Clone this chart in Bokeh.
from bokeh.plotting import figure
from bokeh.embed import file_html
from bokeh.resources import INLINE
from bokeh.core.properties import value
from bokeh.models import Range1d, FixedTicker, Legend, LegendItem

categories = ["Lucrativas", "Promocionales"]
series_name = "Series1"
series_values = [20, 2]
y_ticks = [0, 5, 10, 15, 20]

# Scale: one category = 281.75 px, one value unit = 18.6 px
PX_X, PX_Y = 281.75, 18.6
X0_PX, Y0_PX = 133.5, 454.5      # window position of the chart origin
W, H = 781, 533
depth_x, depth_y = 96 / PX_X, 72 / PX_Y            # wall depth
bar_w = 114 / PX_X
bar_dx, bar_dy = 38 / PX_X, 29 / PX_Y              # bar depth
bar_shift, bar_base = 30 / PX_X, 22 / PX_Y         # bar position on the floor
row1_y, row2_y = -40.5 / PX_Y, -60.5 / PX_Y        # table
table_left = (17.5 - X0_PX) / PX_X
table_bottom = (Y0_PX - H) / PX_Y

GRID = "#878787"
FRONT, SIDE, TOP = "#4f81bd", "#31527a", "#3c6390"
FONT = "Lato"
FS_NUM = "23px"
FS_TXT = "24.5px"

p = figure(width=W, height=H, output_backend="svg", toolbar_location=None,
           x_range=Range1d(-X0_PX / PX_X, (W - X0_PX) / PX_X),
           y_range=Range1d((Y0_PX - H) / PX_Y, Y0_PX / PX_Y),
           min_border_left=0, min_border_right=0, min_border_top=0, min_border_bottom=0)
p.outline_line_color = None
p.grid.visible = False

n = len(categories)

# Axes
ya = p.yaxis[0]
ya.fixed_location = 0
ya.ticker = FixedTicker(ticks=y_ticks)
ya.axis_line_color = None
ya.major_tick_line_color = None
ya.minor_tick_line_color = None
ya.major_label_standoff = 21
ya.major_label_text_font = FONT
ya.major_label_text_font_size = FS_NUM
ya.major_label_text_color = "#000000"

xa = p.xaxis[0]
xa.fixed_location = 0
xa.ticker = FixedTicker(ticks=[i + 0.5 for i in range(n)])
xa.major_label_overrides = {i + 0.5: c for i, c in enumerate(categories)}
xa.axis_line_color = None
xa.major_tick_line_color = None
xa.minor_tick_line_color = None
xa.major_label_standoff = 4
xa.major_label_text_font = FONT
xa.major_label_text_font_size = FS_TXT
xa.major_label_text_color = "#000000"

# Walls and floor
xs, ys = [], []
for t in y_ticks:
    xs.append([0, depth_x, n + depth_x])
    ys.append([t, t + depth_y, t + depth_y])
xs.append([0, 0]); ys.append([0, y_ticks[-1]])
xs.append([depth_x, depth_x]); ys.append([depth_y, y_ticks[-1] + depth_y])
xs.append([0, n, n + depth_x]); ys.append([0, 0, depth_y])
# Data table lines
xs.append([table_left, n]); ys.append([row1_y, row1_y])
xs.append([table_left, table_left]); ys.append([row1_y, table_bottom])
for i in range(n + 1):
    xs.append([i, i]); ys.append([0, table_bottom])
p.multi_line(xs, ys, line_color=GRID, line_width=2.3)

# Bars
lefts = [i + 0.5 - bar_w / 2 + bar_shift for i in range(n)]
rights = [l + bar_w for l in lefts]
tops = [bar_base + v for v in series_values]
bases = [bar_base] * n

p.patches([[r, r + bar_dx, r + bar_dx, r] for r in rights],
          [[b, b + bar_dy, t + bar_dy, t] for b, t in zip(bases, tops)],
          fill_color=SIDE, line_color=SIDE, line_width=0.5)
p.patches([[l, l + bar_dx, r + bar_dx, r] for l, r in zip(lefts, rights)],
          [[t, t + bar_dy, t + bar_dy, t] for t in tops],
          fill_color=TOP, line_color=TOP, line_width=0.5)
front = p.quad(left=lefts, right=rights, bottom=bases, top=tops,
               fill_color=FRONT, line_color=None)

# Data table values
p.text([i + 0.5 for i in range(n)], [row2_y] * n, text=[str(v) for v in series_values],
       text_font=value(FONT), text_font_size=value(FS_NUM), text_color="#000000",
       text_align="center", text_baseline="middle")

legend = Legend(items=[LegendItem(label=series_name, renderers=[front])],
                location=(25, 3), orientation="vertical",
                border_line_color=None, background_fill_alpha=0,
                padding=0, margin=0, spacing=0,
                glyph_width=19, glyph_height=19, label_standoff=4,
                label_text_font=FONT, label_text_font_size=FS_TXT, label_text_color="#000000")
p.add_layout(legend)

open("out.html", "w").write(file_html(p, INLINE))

========================

Problem description: From the opening line of the data above, please print each line as written up to and including the line that contains "from bokeh.models import", and nothing more.

Correct result:
Clone this chart in Bokeh.
from bokeh.plotting import figure
from bokeh.embed import file_html
from bokeh.resources import INLINE
from bokeh.core.properties import value
from bokeh.models import Range1d, FixedTicker, Legend, LegendItem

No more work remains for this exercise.